Le Monde: Desde 2009, seu país parece ter mergulhado em uma espécie de depressão...
Farhadi: Eu não diria que o Irã está sofrendo de uma depressão maior que a de outros países. No entanto, se eu for comparar o Irã de hoje com o de alguns anos atrás, me parece que os iranianos estão mal. Mas não estão resignados. Ainda há muita gente que continua lutando com a esperança de dias melhores. Não gosto desse clichê que apresenta os iranianos como pessoas desamparadas e passivas, que aceitam tudo que lhes é imposto. O que estamos atravessando hoje é uma passagem obrigatória. Mas essa energia toda não será perdida.
Le Monde: Seu país está sujeito a grandes sanções econômicas. Isso o afeta como artista e cidadão?

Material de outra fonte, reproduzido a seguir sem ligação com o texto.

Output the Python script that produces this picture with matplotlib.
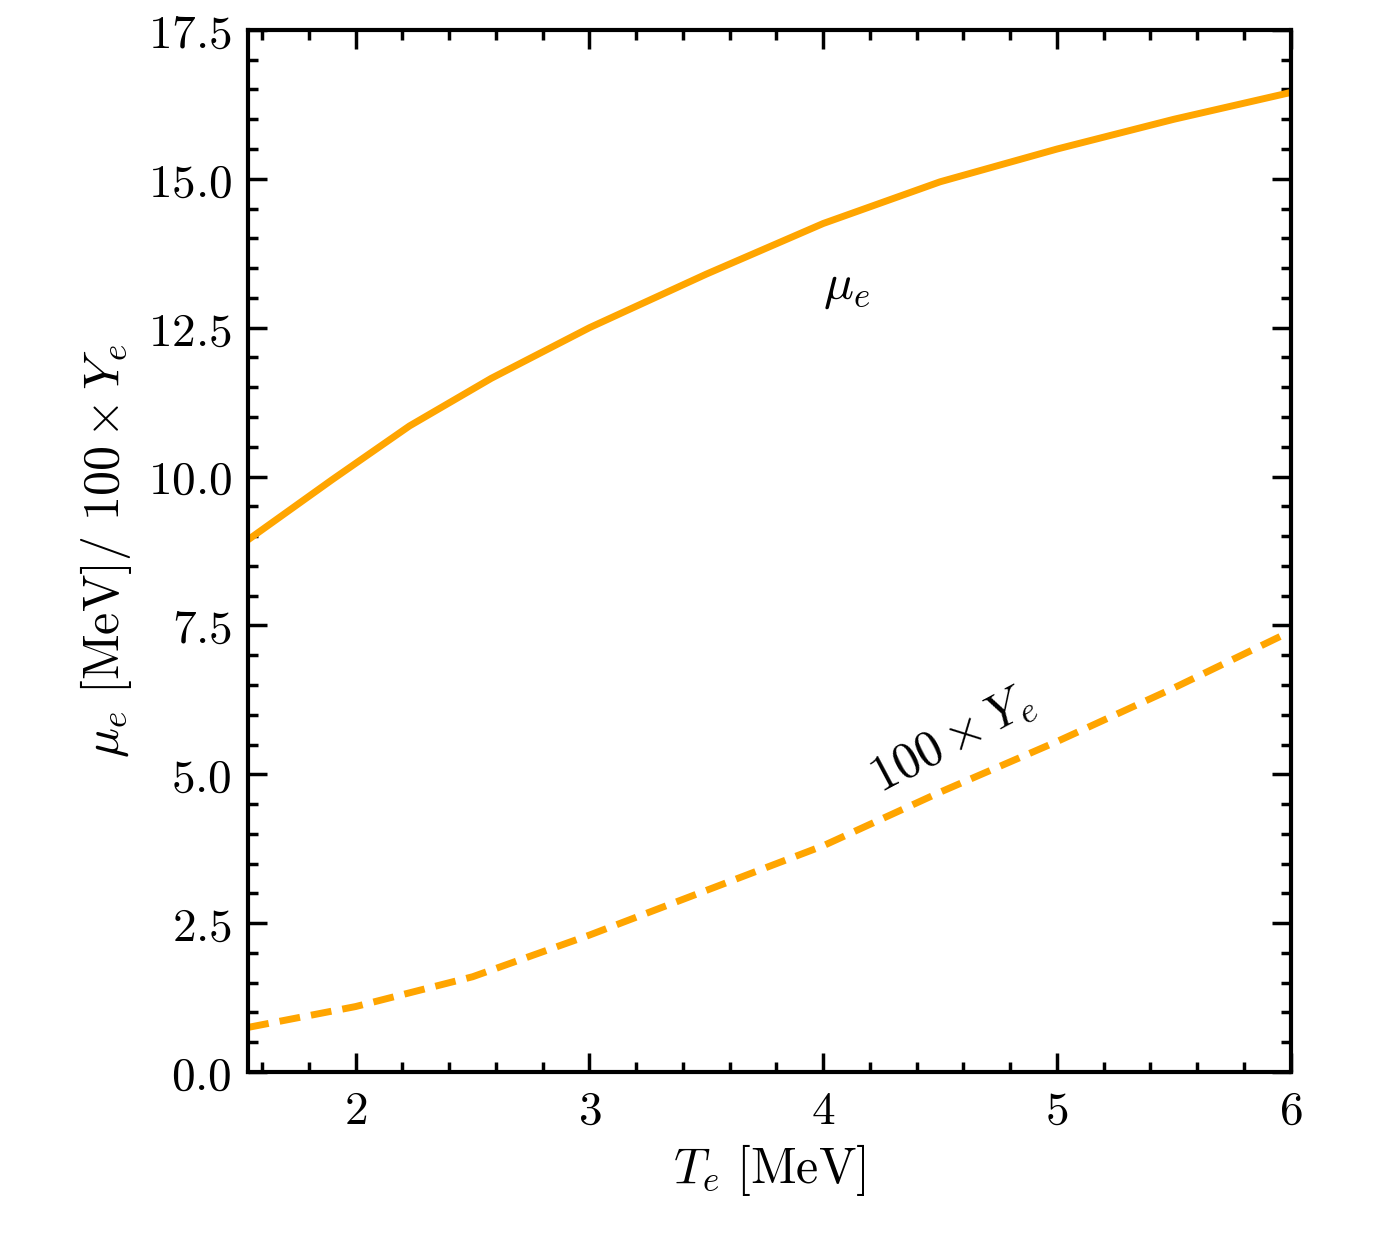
import matplotlib
matplotlib.use("Agg")
import matplotlib.pyplot as plt
from matplotlib.ticker import MultipleLocator

plt.rcParams["mathtext.fontset"] = "cm"
plt.rcParams["font.family"] = "serif"
plt.rcParams["font.serif"] = ["DejaVu Serif"]

T = [1.54, 1.9, 2.23, 2.58, 3.0, 3.5, 4.0, 4.5, 5.0, 5.5, 6.0]
mu = [8.94, 9.95, 10.85, 11.65, 12.5, 13.4, 14.25, 14.95, 15.5, 16.0, 16.45]
T2 = [1.54, 2.0, 2.5, 3.0, 3.5, 4.0, 4.5, 5.0, 5.5, 6.0]
Ye100 = [0.75, 1.1, 1.6, 2.3, 3.05, 3.8, 4.7, 5.55, 6.45, 7.4]

fig = plt.figure(figsize=(13.79, 12.48), dpi=100)
ax = fig.add_axes([0.18, 0.141, 0.756, 0.835])
c = "#FFA500"
ax.plot(T, mu, color=c, lw=5)
ax.plot(T2, Ye100, color=c, lw=5, ls=(0, (3, 1.6)))
ax.set_xlim(1.54, 6)
ax.set_ylim(0, 17.5)
ax.xaxis.set_major_locator(MultipleLocator(1))
ax.xaxis.set_minor_locator(MultipleLocator(0.2))
ax.yaxis.set_major_locator(MultipleLocator(2.5))
ax.yaxis.set_minor_locator(MultipleLocator(0.5))
ax.yaxis.set_major_formatter(matplotlib.ticker.FormatStrFormatter("$%.1f$"))
ax.xaxis.set_major_formatter(matplotlib.ticker.FuncFormatter(lambda v, p: f"${int(round(v))}$"))
ax.tick_params(which="both", direction="in", top=True, right=True, width=2.5)
ax.tick_params(which="major", length=14, labelsize=34, pad=12)
ax.tick_params(which="minor", length=7)
for s in ax.spines.values():
    s.set_linewidth(3)
ax.set_xlabel(r"$T_e\ [\mathrm{MeV}]$", fontsize=36, labelpad=6)
ax.set_ylabel(r"$\mu_e\ [\mathrm{MeV}]/\ 100\times Y_e$", fontsize=36, labelpad=10)
ax.text(4.0, 13.2, r"$\mu_e$", fontsize=36, ha="left", va="center")
ax.text(4.55, 5.6, r"$100\times Y_e$", fontsize=36, ha="center", va="center", rotation=28)
fig.savefig("out.png", dpi=100)
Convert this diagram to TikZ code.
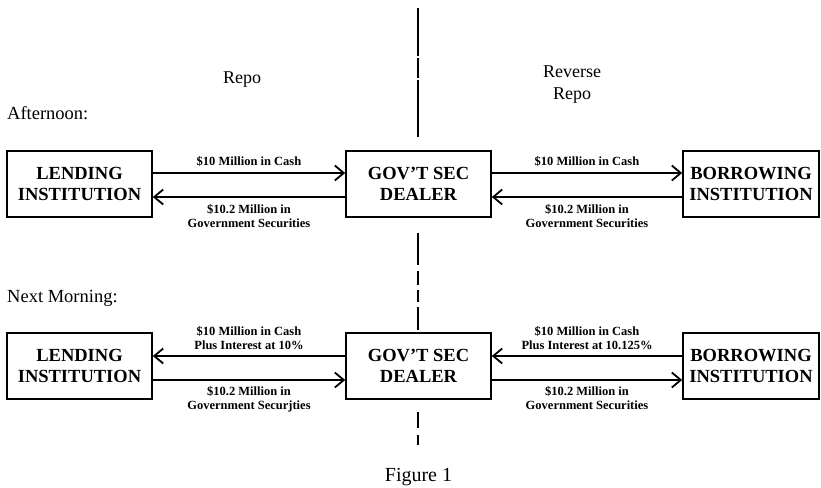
\documentclass[tikz,border=0pt]{standalone}
\usepackage{fontspec}
\setmainfont{Liberation Serif}
\usetikzlibrary{arrows.meta}
\begin{document}
\begin{tikzpicture}[x=1pt,y=-1pt,
  box/.style={draw,line width=1.6pt,minimum width=145pt,minimum height=66pt,inner sep=0pt,align=center,font=\bfseries\fontsize{18.5}{21}\selectfont},
  flow/.style={line width=2pt,-{Straight Barb[length=9pt,width=15pt,line width=1.8pt]}},
  lbl/.style={align=center,font=\bfseries\fontsize{12.5}{14.5}\selectfont,inner sep=0pt},
  head/.style={font=\fontsize{18}{22}\selectfont,align=center,inner sep=0pt},
  side/.style={font=\fontsize{18.5}{21}\selectfont,anchor=west,inner sep=0pt},
  divider/.style={line width=1.2pt}]
\useasboundingbox (0,0) rectangle (821,487);
% boxes
\node[box] (lt) at (79.5,184) {LENDING\\INSTITUTION};
\node[box] (dt) at (418.5,184) {GOV'T SEC\\DEALER};
\node[box,minimum width=136pt] (bt) at (751,184) {BORROWING\\INSTITUTION};
\node[box] (lb) at (79.5,366) {LENDING\\INSTITUTION};
\node[box] (db) at (418.5,366) {GOV'T SEC\\DEALER};
\node[box,minimum width=136pt] (bb) at (751,366) {BORROWING\\INSTITUTION};
% headings
\node[head] (repo) at (242,80) {Repo};
\node[head] (rrepo) at (572,85) {Reverse\\Repo};
\node[side] (aft) at (7,113) {Afternoon:};
\node[side] (nm) at (7,298) {Next Morning:};
\node[head,font=\fontsize{20}{22}\selectfont] (fig) at (418.5,477) {Figure 1};
% divider
\coordinate (d1) at (418,8);
\coordinate (d2) at (418,137);
\coordinate (d3) at (418,233);
\coordinate (d4) at (418,330);
\coordinate (d5) at (418,412);
\coordinate (d6) at (418,445);
\draw[divider,dash pattern=on 48pt off 2pt on 20pt off 2pt on 57pt] (d1) -- (d2);
\draw[divider,dash pattern=on 32pt off 6pt on 14pt off 5pt on 12pt off 5pt on 30pt] (d3) -- (d4);
\draw[divider,dash pattern=on 16pt off 7pt on 10pt] (d5) -- (d6);
% afternoon flows
\draw[flow] (lt.east|-0,173) -- (dt.west|-0,173) node[lbl,midway,above=6pt] {\$10 Million in Cash};
\draw[flow] (dt.west|-0,197) -- (lt.east|-0,197) node[lbl,midway,below=6pt] {\$10.2 Million in\\Government Securities};
\draw[flow] (dt.east|-0,173) -- (bt.west|-0,173) node[lbl,midway,above=6pt] {\$10 Million in Cash};
\draw[flow] (bt.west|-0,197) -- (dt.east|-0,197) node[lbl,midway,below=6pt] {\$10.2 Million in\\Government Securities};
% next morning flows
\draw[flow] (db.west|-0,356) -- (lb.east|-0,356) node[lbl,midway,above=5pt] {\$10 Million in Cash\\Plus Interest at 10\%};
\draw[flow] (lb.east|-0,380) -- (db.west|-0,380) node[lbl,midway,below=5pt] {\$10.2 Million in\\Government Securjties};
\draw[flow] (bb.west|-0,356) -- (db.east|-0,356) node[lbl,midway,above=5pt] {\$10 Million in Cash\\Plus Interest at 10.125\%};
\draw[flow] (db.east|-0,380) -- (bb.west|-0,380) node[lbl,midway,below=5pt] {\$10.2 Million in\\Government Securities};
\end{tikzpicture}
\end{document}
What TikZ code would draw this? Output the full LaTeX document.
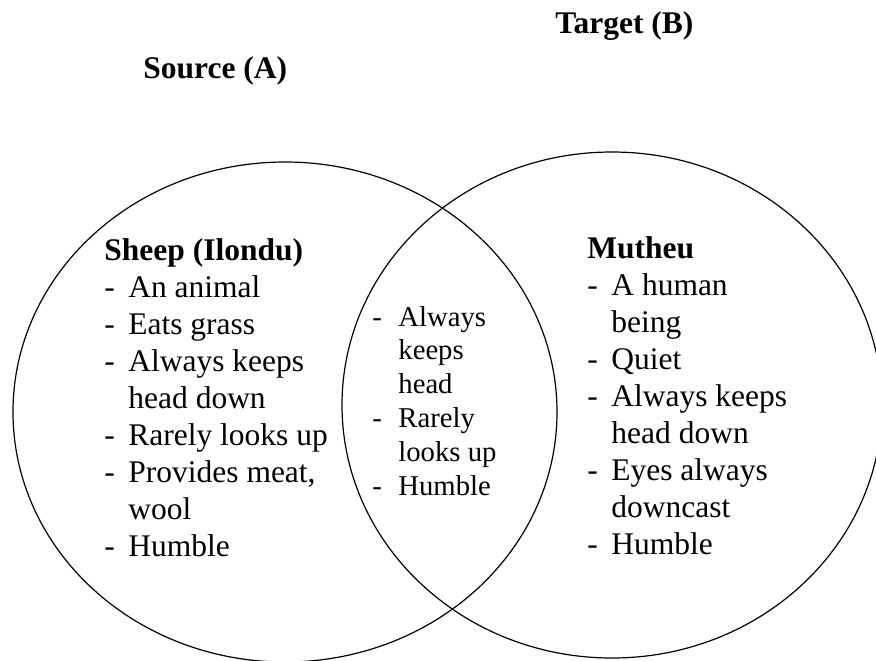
\documentclass[tikz,border=0pt]{standalone}
\usepackage{fontspec}
\setmainfont{Liberation Serif}
\usetikzlibrary{shapes.geometric}
\newcommand{\dashitem}[2][12pt]{\makebox[#1][l]{-}#2}
\newcommand{\wrapline}[2][12pt]{\hspace*{#1}#2}
\tikzset{
  setshape/.style={draw, ellipse, line width=0.6pt, inner sep=0pt},
  listtext/.style={font=\fontsize{15.75}{18.5}\selectfont, align=left,
                   anchor=base west, inner sep=0pt},
  midtext/.style={font=\fontsize{14.35}{16.9}\selectfont, align=left,
                  anchor=base west, inner sep=0pt},
  headtext/.style={font=\fontsize{15.75}{18.5}\selectfont\bfseries,
                   anchor=base west, inner sep=0pt},
}
\begin{document}
\begin{tikzpicture}[x=0.5pt, y=-0.5pt]
  \useasboundingbox (0,0) rectangle (876,660);

  % ---- the two sets ----
  \node[setshape, minimum width=272pt, minimum height=250pt]
    (setA) at (285,412) {};
  \node[setshape, minimum width=270pt, minimum height=253pt]
    (setB) at (612,405) {};

  % ---- titles ----
  \node[headtext] (targetB) at (555,33) {Target (B)};
  \node[headtext] (sourceA) at (143,78) {Source (A)};

  % ---- left: source (placed by its last line) ----
  \node[listtext] (sheep) at (104,556) {%
    \textbf{Sheep (Ilondu)}\\
    \dashitem{An animal}\\
    \dashitem{Eats grass}\\
    \dashitem{Always keeps}\\
    \wrapline{head down}\\
    \dashitem{Rarely looks up}\\
    \dashitem{Provides meat,}\\
    \wrapline{wool}\\
    \dashitem{Humble}};

  % ---- middle: shared ----
  \node[midtext] (shared) at (372,495) {%
    \dashitem[13pt]{Always}\\
    \wrapline[13pt]{keeps}\\
    \wrapline[13pt]{head}\\
    \dashitem[13pt]{Rarely}\\
    \wrapline[13pt]{looks up}\\
    \dashitem[13pt]{Humble}};

  % ---- right: target ----
  \node[listtext] (mutheu) at (587,554) {%
    \textbf{Mutheu}\\
    \dashitem{A human}\\
    \wrapline{being}\\
    \dashitem{Quiet}\\
    \dashitem{Always keeps}\\
    \wrapline{head down}\\
    \dashitem{Eyes always}\\
    \wrapline{downcast}\\
    \dashitem{Humble}};

\end{tikzpicture}
\end{document}
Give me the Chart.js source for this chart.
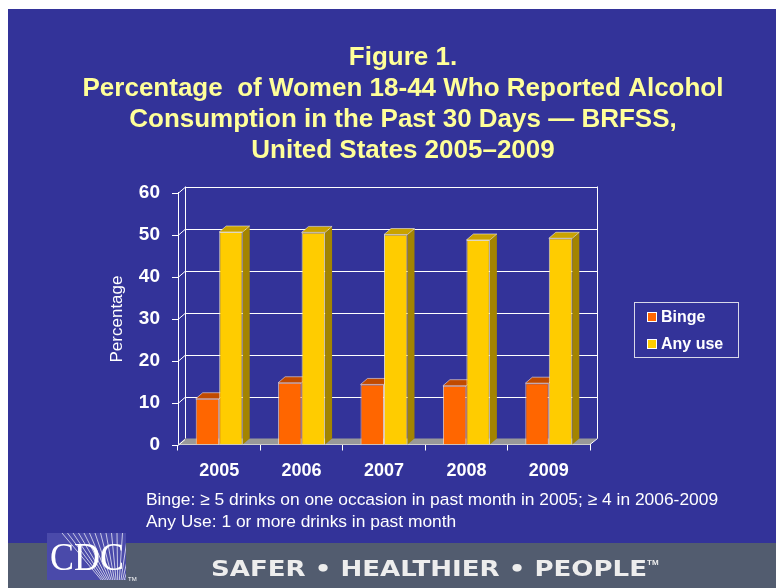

Farhadi: Evidentemente, todo mundo é afetado por elas. Isso tem um verdadeiro impacto sobre a vida cotidiana. Muitos doentes hoje não estão mais recebendo os remédios necessários para seu tratamento. É uma completa mentira dizer que o único alvo dessas sanções é o governo, uma vez que é o povo que sofre as consequências. É muito covarde da parte das grandes potências e não é dessa forma que se deve pressionar o governo.
Le Monde: Menciona-se com frequência a possibilidade de uma guerra contra seu país. Isso é uma fonte de preocupação, ou não lhe parece real?
Farhadi: A essa altura, a guerra está sendo levada muito mais a sério fora do que dentro do Irã. Desejo de todo coração que isso não aconteça. Uma guerra é um problema, não uma solução. Ela não trará nada, exceto pelo enriquecimento dos fabricantes de armas.
Le Monde: O senhor tem algum projeto em andamento?
Farhadi: Por enquanto, não. Quero voltar para o Irã. A última vez foi há um ano.